→ **Job**
With the pictures left out, copy the listing below exactly.
Begin Data block
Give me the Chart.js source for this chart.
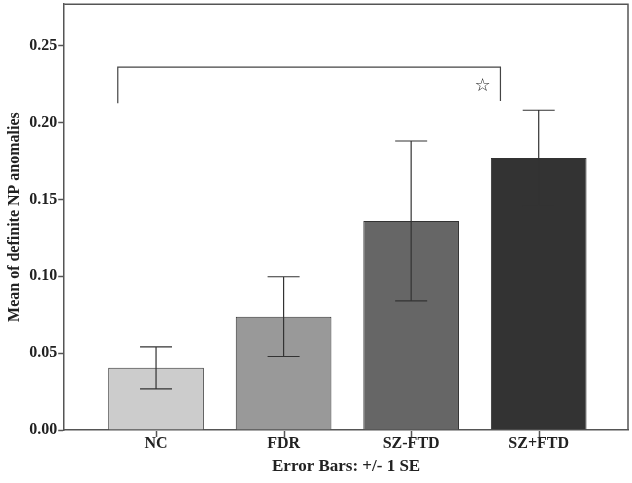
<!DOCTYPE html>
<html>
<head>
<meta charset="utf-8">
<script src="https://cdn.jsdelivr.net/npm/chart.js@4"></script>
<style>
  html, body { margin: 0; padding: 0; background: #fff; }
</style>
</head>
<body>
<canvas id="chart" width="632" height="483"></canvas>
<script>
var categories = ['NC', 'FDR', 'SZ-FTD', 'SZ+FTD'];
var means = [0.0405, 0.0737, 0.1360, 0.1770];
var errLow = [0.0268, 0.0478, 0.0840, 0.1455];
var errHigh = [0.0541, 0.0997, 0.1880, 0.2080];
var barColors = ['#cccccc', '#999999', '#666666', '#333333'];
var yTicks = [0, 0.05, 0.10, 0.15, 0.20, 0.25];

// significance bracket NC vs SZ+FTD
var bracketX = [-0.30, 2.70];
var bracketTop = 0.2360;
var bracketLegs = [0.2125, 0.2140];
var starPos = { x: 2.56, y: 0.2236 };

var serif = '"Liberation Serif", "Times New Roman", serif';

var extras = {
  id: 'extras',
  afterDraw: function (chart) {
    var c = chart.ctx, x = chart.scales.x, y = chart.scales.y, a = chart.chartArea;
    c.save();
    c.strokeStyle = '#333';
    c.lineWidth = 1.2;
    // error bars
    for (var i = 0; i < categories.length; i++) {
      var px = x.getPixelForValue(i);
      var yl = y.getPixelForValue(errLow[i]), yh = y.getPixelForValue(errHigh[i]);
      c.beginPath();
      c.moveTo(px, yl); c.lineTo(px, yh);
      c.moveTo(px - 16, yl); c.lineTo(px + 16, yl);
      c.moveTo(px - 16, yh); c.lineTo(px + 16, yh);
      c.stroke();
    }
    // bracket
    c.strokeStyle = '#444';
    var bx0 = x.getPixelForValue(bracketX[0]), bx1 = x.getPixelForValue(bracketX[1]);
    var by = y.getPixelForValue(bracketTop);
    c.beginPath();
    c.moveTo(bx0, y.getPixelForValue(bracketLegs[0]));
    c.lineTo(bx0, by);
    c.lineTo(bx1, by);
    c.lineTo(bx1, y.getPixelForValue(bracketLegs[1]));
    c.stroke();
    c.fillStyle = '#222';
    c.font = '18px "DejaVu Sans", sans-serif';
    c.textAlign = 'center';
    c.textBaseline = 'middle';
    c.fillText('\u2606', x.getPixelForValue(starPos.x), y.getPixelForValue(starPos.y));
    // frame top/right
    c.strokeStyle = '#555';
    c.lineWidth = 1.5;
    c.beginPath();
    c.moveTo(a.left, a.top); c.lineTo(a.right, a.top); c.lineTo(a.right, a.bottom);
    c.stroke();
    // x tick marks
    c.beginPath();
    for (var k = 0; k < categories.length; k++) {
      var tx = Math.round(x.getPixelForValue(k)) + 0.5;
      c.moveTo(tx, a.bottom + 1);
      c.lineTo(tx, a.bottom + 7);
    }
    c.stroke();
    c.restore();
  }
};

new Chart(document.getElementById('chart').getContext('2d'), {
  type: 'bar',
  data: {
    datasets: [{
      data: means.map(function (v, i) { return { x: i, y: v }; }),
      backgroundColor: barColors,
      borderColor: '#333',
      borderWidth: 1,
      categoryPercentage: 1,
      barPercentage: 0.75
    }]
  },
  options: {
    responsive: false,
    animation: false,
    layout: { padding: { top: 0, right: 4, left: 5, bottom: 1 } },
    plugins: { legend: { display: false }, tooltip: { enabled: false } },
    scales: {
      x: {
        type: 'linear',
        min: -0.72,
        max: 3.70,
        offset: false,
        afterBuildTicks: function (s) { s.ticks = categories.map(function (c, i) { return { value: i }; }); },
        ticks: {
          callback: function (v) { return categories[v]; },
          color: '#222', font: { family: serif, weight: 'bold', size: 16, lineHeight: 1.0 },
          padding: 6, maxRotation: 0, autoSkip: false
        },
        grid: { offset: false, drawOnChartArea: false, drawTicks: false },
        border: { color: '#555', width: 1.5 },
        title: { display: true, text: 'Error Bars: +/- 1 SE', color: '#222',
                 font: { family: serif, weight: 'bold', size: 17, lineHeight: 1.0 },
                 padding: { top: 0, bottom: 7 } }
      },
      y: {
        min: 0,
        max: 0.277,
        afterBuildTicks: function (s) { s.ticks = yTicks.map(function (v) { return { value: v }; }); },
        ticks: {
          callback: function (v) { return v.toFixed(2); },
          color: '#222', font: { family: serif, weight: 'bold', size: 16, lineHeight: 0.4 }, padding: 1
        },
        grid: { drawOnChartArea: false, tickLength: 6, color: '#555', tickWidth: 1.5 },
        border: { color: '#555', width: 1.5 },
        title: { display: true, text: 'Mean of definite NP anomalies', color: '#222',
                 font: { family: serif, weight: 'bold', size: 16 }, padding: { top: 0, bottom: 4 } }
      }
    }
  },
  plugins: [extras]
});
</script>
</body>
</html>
End Data block
→ **Output of the exercise**
Give me the Chart.js source for this chart.
<!DOCTYPE html>
<html>
<head>
<meta charset="utf-8">
<script src="https://cdn.jsdelivr.net/npm/chart.js@4"></script>
<style>
  html, body { margin: 0; padding: 0; background: #fff; }
</style>
</head>
<body>
<canvas id="chart" width="632" height="483"></canvas>
<script>
var categories = ['NC', 'FDR', 'SZ-FTD', 'SZ+FTD'];
var means = [0.0405, 0.0737, 0.1360, 0.1770];
var errLow = [0.0268, 0.0478, 0.0840, 0.1455];
var errHigh = [0.0541, 0.0997, 0.1880, 0.2080];
var barColors = ['#cccccc', '#999999', '#666666', '#333333'];
var yTicks = [0, 0.05, 0.10, 0.15, 0.20, 0.25];

// significance bracket NC vs SZ+FTD
var bracketX = [-0.30, 2.70];
var bracketTop = 0.2360;
var bracketLegs = [0.2125, 0.2140];
var starPos = { x: 2.56, y: 0.2236 };

var serif = '"Liberation Serif", "Times New Roman", serif';

var extras = {
  id: 'extras',
  afterDraw: function (chart) {
    var c = chart.ctx, x = chart.scales.x, y = chart.scales.y, a = chart.chartArea;
    c.save();
    c.strokeStyle = '#333';
    c.lineWidth = 1.2;
    // error bars
    for (var i = 0; i < categories.length; i++) {
      var px = x.getPixelForValue(i);
      var yl = y.getPixelForValue(errLow[i]), yh = y.getPixelForValue(errHigh[i]);
      c.beginPath();
      c.moveTo(px, yl); c.lineTo(px, yh);
      c.moveTo(px - 16, yl); c.lineTo(px + 16, yl);
      c.moveTo(px - 16, yh); c.lineTo(px + 16, yh);
      c.stroke();
    }
    // bracket
    c.strokeStyle = '#444';
    var bx0 = x.getPixelForValue(bracketX[0]), bx1 = x.getPixelForValue(bracketX[1]);
    var by = y.getPixelForValue(bracketTop);
    c.beginPath();
    c.moveTo(bx0, y.getPixelForValue(bracketLegs[0]));
    c.lineTo(bx0, by);
    c.lineTo(bx1, by);
    c.lineTo(bx1, y.getPixelForValue(bracketLegs[1]));
    c.stroke();
    c.fillStyle = '#222';
    c.font = '18px "DejaVu Sans", sans-serif';
    c.textAlign = 'center';
    c.textBaseline = 'middle';
    c.fillText('\u2606', x.getPixelForValue(starPos.x), y.getPixelForValue(starPos.y));
    // frame top/right
    c.strokeStyle = '#555';
    c.lineWidth = 1.5;
    c.beginPath();
    c.moveTo(a.left, a.top); c.lineTo(a.right, a.top); c.lineTo(a.right, a.bottom);
    c.stroke();
    // x tick marks
    c.beginPath();
    for (var k = 0; k < categories.length; k++) {
      var tx = Math.round(x.getPixelForValue(k)) + 0.5;
      c.moveTo(tx, a.bottom + 1);
      c.lineTo(tx, a.bottom + 7);
    }
    c.stroke();
    c.restore();
  }
};

new Chart(document.getElementById('chart').getContext('2d'), {
  type: 'bar',
  data: {
    datasets: [{
      data: means.map(function (v, i) { return { x: i, y: v }; }),
      backgroundColor: barColors,
      borderColor: '#333',
      borderWidth: 1,
      categoryPercentage: 1,
      barPercentage: 0.75
    }]
  },
  options: {
    responsive: false,
    animation: false,
    layout: { padding: { top: 0, right: 4, left: 5, bottom: 1 } },
    plugins: { legend: { display: false }, tooltip: { enabled: false } },
    scales: {
      x: {
        type: 'linear',
        min: -0.72,
        max: 3.70,
        offset: false,
        afterBuildTicks: function (s) { s.ticks = categories.map(function (c, i) { return { value: i }; }); },
        ticks: {
          callback: function (v) { return categories[v]; },
          color: '#222', font: { family: serif, weight: 'bold', size: 16, lineHeight: 1.0 },
          padding: 6, maxRotation: 0, autoSkip: false
        },
        grid: { offset: false, drawOnChartArea: false, drawTicks: false },
        border: { color: '#555', width: 1.5 },
        title: { display: true, text: 'Error Bars: +/- 1 SE', color: '#222',
                 font: { family: serif, weight: 'bold', size: 17, lineHeight: 1.0 },
                 padding: { top: 0, bottom: 7 } }
      },
      y: {
        min: 0,
        max: 0.277,
        afterBuildTicks: function (s) { s.ticks = yTicks.map(function (v) { return { value: v }; }); },
        ticks: {
          callback: function (v) { return v.toFixed(2); },
          color: '#222', font: { family: serif, weight: 'bold', size: 16, lineHeight: 0.4 }, padding: 1
        },
        grid: { drawOnChartArea: false, tickLength: 6, color: '#555', tickWidth: 1.5 },
        border: { color: '#555', width: 1.5 },
        title: { display: true, text: 'Mean of definite NP anomalies', color: '#222',
                 font: { family: serif, weight: 'bold', size: 16 }, padding: { top: 0, bottom: 4 } }
      }
    }
  },
  plugins: [extras]
});
</script>
</body>
</html>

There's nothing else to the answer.